La esencia es la vida, tenemos el deber de fomentar su respeto a través de leyes y sanciones pero especialmente con el ejemplo. Han sido más de veinticuatro años de violencia creciente, las otrora urbes apacibles se transformaron en modernos campos de exterminio en las que ser joven es riesgoso y mujer una fatalidad.

Son miles los asesinados, otro tanto los desaparecidos, las personas se volvieron cifras que permearon en la conciencia colectiva provocando la indiferencia, lo que nos aterrorizaba ahora a pocos sobresalta, el homicidio forma parte del devenir cotidiano haciéndose presente en todo momento, lugar y circunstancia.

Cada hora cuatro personas son aniquiladas por manos de otra, la estrategia presidencial de abrazar al criminal no dio frutos, los tiroteados, acuchillados, desmembrados, decapitados o desollados fue la respuesta, sumada a la apatía, e incluso el fastidio, ante el desconsuelo de nuestros semejantes.

La administración abandonó a su suerte a las familias de las muertas de Juárez, su aflicción no los angustió, quizá nunca la tuvieron, tampoco empatizaron, lo mismo sucede en torno a los sacrificados de Ayotzinapa, de los universitarios tapatíos, de las madres buscadoras, es evidente que la apuesta es al tiempo, ese terrible verdugo que porta el acero lacerante del olvido.

La perversidad es clara, quien tenía la obligación de proteger, fomentar y acrecentar el tejido social la omitió, su actitud produjo la destrucción de lo poco que nos cohesionaba, la ausencia de defensa de la población la redujo a una condición cercana a la barbarie, sin orden y autoridad. Chilpancingo es un funesto ejemplo, fue el propio Presidente quien confesó haber dado la instrucción a las fuerzas federales para abandonar la ciudad al enterarse de que sería sitiada por la delincuencia pretextando que así se evitaría la confrontación, en otras palabras, a los guerrerenses los dejó a su suerte.

López Obrador se va con una enorme deuda a espaldas, la de miles de víctimas que pasarán al abandono de la memoria de quien vive en el imaginario de la paz que solo existe en su mente. La realidad lo rebasó, lo peor es que causó un gigantesco boquete: la insensibilidad, simplemente puso distancia al dolor del prójimo, no le importó.

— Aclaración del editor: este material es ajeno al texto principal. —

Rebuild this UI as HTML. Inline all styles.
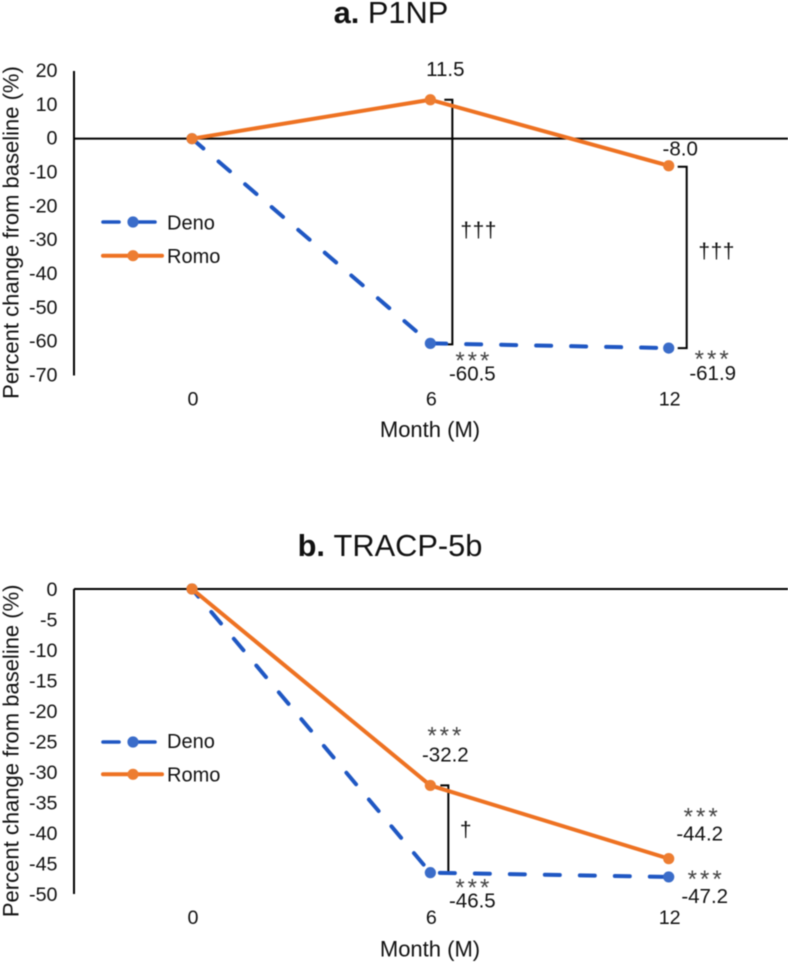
<!DOCTYPE html>
<html lang="en">
<head>
<meta charset="utf-8">
<title>P1NP and TRACP-5b percent change from baseline</title>
<style>
html,body{margin:0;padding:0;background:#fff;}
body{width:788px;height:963px;overflow:hidden;}
svg{display:block;filter:blur(0.5px);}
text{font-family:"Liberation Sans",sans-serif;fill:#111;}
</style>
</head>
<body>
<svg id="figure" xmlns="http://www.w3.org/2000/svg" width="788" height="963" viewBox="0 0 788 963"></svg>
<script>
const months = ['0', '6', '12'];
const p1npTicks = [20, 10, 0, -10, -20, -30, -40, -50, -60, -70];
const p1npDeno = [0, -60.5, -61.9];
const p1npRomo = [0, 11.5, -8.0];
const tracpTicks = [0, -5, -10, -15, -20, -25, -30, -35, -40, -45, -50];
const tracpDeno = [0, -46.5, -47.2];
const tracpRomo = [0, -32.2, -44.2];

const NS = 'http://www.w3.org/2000/svg';
const svg = document.getElementById('figure');
const BLUE = '#1f57c3';
const BLUE_MARK = '#3a6cc9';
const ORANGE = '#ee7222';
const ORANGE_MARK = '#ed7d31';

function xScale(i) {
  return 192 + (668.7 - 192) * i / (months.length - 1);
}
function yScaleFor(ticks, top, bottom) {
  const hi = ticks[0];
  const lo = ticks[ticks.length - 1];
  return function (v) {
    return top + (hi - v) / (hi - lo) * (bottom - top);
  };
}
function addText(parent, name, str, x, y, size, anchor) {
  const el = document.createElementNS(NS, 'text');
  
  
  el.setAttribute('x', x);
  el.setAttribute('y', y);
  el.setAttribute('font-size', size);
  el.setAttribute('text-anchor', anchor);
  el.textContent = str;
  parent.appendChild(el);
  return el;
}
function addPath(parent, name, d, stroke, width) {
  const el = document.createElementNS(NS, 'path');
  
  
  el.setAttribute('d', d);
  el.setAttribute('fill', 'none');
  el.setAttribute('stroke', stroke);
  el.setAttribute('stroke-width', width);
  parent.appendChild(el);
  return el;
}
function addDot(parent, name, x, y, fill) {
  const el = document.createElementNS(NS, 'circle');
  
  
  el.setAttribute('cx', x);
  el.setAttribute('cy', y);
  el.setAttribute('r', 5.6);
  el.setAttribute('fill', fill);
  parent.appendChild(el);
  return el;
}
function linePath(values, y) {
  return values.map(function (v, i) {
    return (i ? 'L' : 'M') + xScale(i) + ' ' + y(v);
  }).join(' ');
}
function drawSeries(g, key, values, y, stroke, markFill, dashed, dashOffset) {
  const line = addPath(g, key + '-line', linePath(values, y), stroke, 4);
  line.setAttribute('stroke-linejoin', 'round');
  if (dashed) {
    line.setAttribute('stroke-dasharray', '15 20');
    line.setAttribute('stroke-dashoffset', dashOffset);
    line.setAttribute('stroke-linecap', 'round');
  }
  values.forEach(function (v, i) {
    addDot(g, key + '-point-month-' + months[i], xScale(i), y(v), markFill);
  });
}
function drawBracket(g, name, xLeft, xRight, yTop, yBottom) {
  addPath(g, name, 'M' + xLeft + ' ' + yTop + ' H' + xRight + ' V' + yBottom + ' H' + xLeft, '#000', 2);
}
function drawStars(g, name, x, yMid) {
  const el = addText(g, name, '***', x + 1.5, yMid + 11, 24, 'middle');
  el.setAttribute('letter-spacing', '3');
  el.style.fill = '#444';
}
function drawDaggers(g, name, str, x, baseline) {
  const el = addText(g, name, str, x, baseline, 21, 'middle');
  el.setAttribute('letter-spacing', '0.5');
}
function drawValue(g, name, value, x, baseline) {
  addText(g, name, value.toFixed(1), x, baseline, 20.5, 'middle');
}
function drawLegend(g, dashY, dashTextY, solidY, solidTextY) {
  const deno = document.createElementNS(NS, 'g');
  
  
  g.appendChild(deno);
  const d1 = addPath(deno, 'legend-deno-swatch', 'M103 ' + dashY + ' H119 M131 ' + dashY + ' H155', BLUE, 3.6);
  d1.setAttribute('stroke-linecap', 'round');
  addDot(deno, 'legend-deno-marker', 133, dashY, BLUE_MARK);
  addText(deno, 'legend-deno-label', 'Deno', 167, dashTextY, 20, 'start');
  const romo = document.createElementNS(NS, 'g');
  
  
  g.appendChild(romo);
  const r1 = addPath(romo, 'legend-romo-swatch', 'M103 ' + solidY + ' H162', ORANGE, 4);
  r1.setAttribute('stroke-linecap', 'round');
  addDot(romo, 'legend-romo-marker', 133, solidY, ORANGE_MARK);
  addText(romo, 'legend-romo-label', 'Romo', 167, solidTextY, 20, 'start');
}
function drawTitle(g, name, letter, label, x, baseline) {
  const t = addText(g, name, '', x, baseline, 30.8, 'middle');
  const b = document.createElementNS(NS, 'tspan');
  b.setAttribute('font-weight', 'bold');
  b.textContent = letter + ' ';
  t.appendChild(b);
  t.appendChild(document.createTextNode(label));
}
function drawFrame(g, ticks, y, zeroWidth, tickOffset, xTickBase, xTitleBase, yTitleMid) {
  const top = y(ticks[0]);
  const bottom = y(ticks[ticks.length - 1]);
  addPath(g, 'y-axis', 'M74 ' + top + ' V' + bottom, '#000', 2);
  addPath(g, 'x-axis-zero-line', 'M74 ' + y(0) + ' H788', '#000', zeroWidth);
  ticks.forEach(function (t) {
    addText(g, 'y-tick-' + t, String(t), 57.5, y(t) + tickOffset, 19.7, 'end');
  });
  months.forEach(function (m, i) {
    addText(g, 'x-tick-' + m, m, xScale(i) + 1, xTickBase, 19.7, 'middle');
  });
  addText(g, 'x-axis-title', 'Month (M)', 430, xTitleBase, 22, 'middle');
  const yt = addText(g, 'y-axis-title', 'Percent change from baseline (%)', 0, 0, 22, 'middle');
  yt.setAttribute('transform', 'translate(18.5 ' + yTitleMid + ') rotate(-90)');
}

/* Panel a: P1NP */
const panelA = document.createElementNS(NS, 'g');


svg.appendChild(panelA);
const yA = yScaleFor(p1npTicks, 71, 375.5);
drawTitle(panelA, 'p1np-chart-title', 'a.', 'P1NP', 391, 23);
drawFrame(panelA, p1npTicks, yA, 2, 6, 405.7, 437, 232.5);
drawBracket(panelA, 'significance-bracket-month-6', xScale(1) + 14, xScale(1) + 22, yA(p1npRomo[1]), yA(p1npDeno[1]) + 1);
drawBracket(panelA, 'significance-bracket-month-12', xScale(2) + 9, xScale(2) + 18, yA(p1npRomo[2]) + 1, yA(p1npDeno[2]));
drawSeries(panelA, 'deno-series', p1npDeno, yA, BLUE, BLUE_MARK, true, 0);
drawSeries(panelA, 'romo-series', p1npRomo, yA, ORANGE, ORANGE_MARK, false, 0);
drawLegend(panelA, 222, 229.5, 255.7, 263);
drawValue(panelA, 'romo-value-month-6', p1npRomo[1], xScale(1) + 15, yA(p1npRomo[1]) - 24);
drawValue(panelA, 'romo-value-month-12', p1npRomo[2], xScale(2) + 11.5, yA(p1npRomo[2]) - 10);
drawValue(panelA, 'deno-value-month-6', p1npDeno[1], xScale(1) + 42, yA(p1npDeno[1]) + 37);
drawValue(panelA, 'deno-value-month-12', p1npDeno[2], xScale(2) + 44, yA(p1npDeno[2]) + 32);
drawStars(panelA, 'deno-significance-stars-month-6', xScale(1) + 42, yA(p1npDeno[1]) + 14);
drawStars(panelA, 'deno-significance-stars-month-12', xScale(2) + 43, yA(p1npDeno[2]) + 8);
drawDaggers(panelA, 'between-group-daggers-month-6', '†††', 478.7, 237);
drawDaggers(panelA, 'between-group-daggers-month-12', '†††', 716.7, 258);

/* Panel b: TRACP-5b */
const panelB = document.createElementNS(NS, 'g');


svg.appendChild(panelB);
const yB = yScaleFor(tracpTicks, 589, 894);
drawTitle(panelB, 'tracp-5b-chart-title', 'b.', 'TRACP-5b', 390, 556);
drawFrame(panelB, tracpTicks, yB, 2, 7, 924, 956.7, 750.8);
drawBracket(panelB, 'significance-bracket-month-6-b', xScale(1) + 10, xScale(1) + 18, yB(tracpRomo[1]), yB(tracpDeno[1]) + 1);
drawSeries(panelB, 'deno-series-b', tracpDeno, yB, BLUE, BLUE_MARK, true, 5);
drawSeries(panelB, 'romo-series-b', tracpRomo, yB, ORANGE, ORANGE_MARK, false, 0);
drawLegend(panelB, 742, 748, 774.3, 781.7);
drawValue(panelB, 'romo-value-month-6-b', tracpRomo[1], xScale(1) + 15, yB(tracpRomo[1]) - 24);
drawValue(panelB, 'romo-value-month-12-b', tracpRomo[2], xScale(2) + 31, yB(tracpRomo[2]) - 18);
drawValue(panelB, 'deno-value-month-6-b', tracpDeno[1], xScale(1) + 42, yB(tracpDeno[1]) + 35);
drawValue(panelB, 'deno-value-month-12-b', tracpDeno[2], xScale(2) + 36, yB(tracpDeno[2]) + 26);
drawStars(panelB, 'romo-significance-stars-month-6-b', xScale(1) + 14, yB(tracpRomo[1]) - 53);
drawStars(panelB, 'romo-significance-stars-month-12-b', xScale(2) + 32, yB(tracpRomo[2]) - 45);
drawStars(panelB, 'deno-significance-stars-month-6-b', xScale(1) + 42, yB(tracpDeno[1]) + 12);
drawStars(panelB, 'deno-significance-stars-month-12-b', xScale(2) + 36, yB(tracpDeno[2]) - 1);
drawDaggers(panelB, 'between-group-dagger-month-6-b', '†', 466, 836.7);
</script>
</body>
</html>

La convivencia con la ruindad desplazó al sentimiento de tranquilidad e implantó la alerta permanente, nadie se afirma seguro, ni siquiera los poderosos a quienes vemos con su séquito de guardaespaldas. Esté México bronco se le salió de las manos al Ejecutivo, de hecho quizá jamás lo tuvo bajo su control, en contrasentido se erigió un poder paralelo cimentado en la crueldad de los ‘jefes de plaza’ quienes con ferocidad imponen sus reglas, en un contexto en el que debemos de cuestionarnos qué tanto gobierna por quien se vota y qué tanto manda el crimen organizado.

Si el desafío obradorista era sembrar el desafecto por lo humano, se llevó el premio. El discurso del amor es un insulto para los que habitamos en medio de verdaderas zonas de guerra llenas de fosas clandestinas, en las que solo un puñado de privilegiados moran en falsas burbujas edificadas al amparo del poder público.

Que la macroeconomía crezca o que haya nuevos aeropuertos y trenes no es útil mientras domine el temor que al salir de casa regresemos como cadáveres.

Sin duda, la mayor tragedia sexenal es la pérdida del valor de la vida.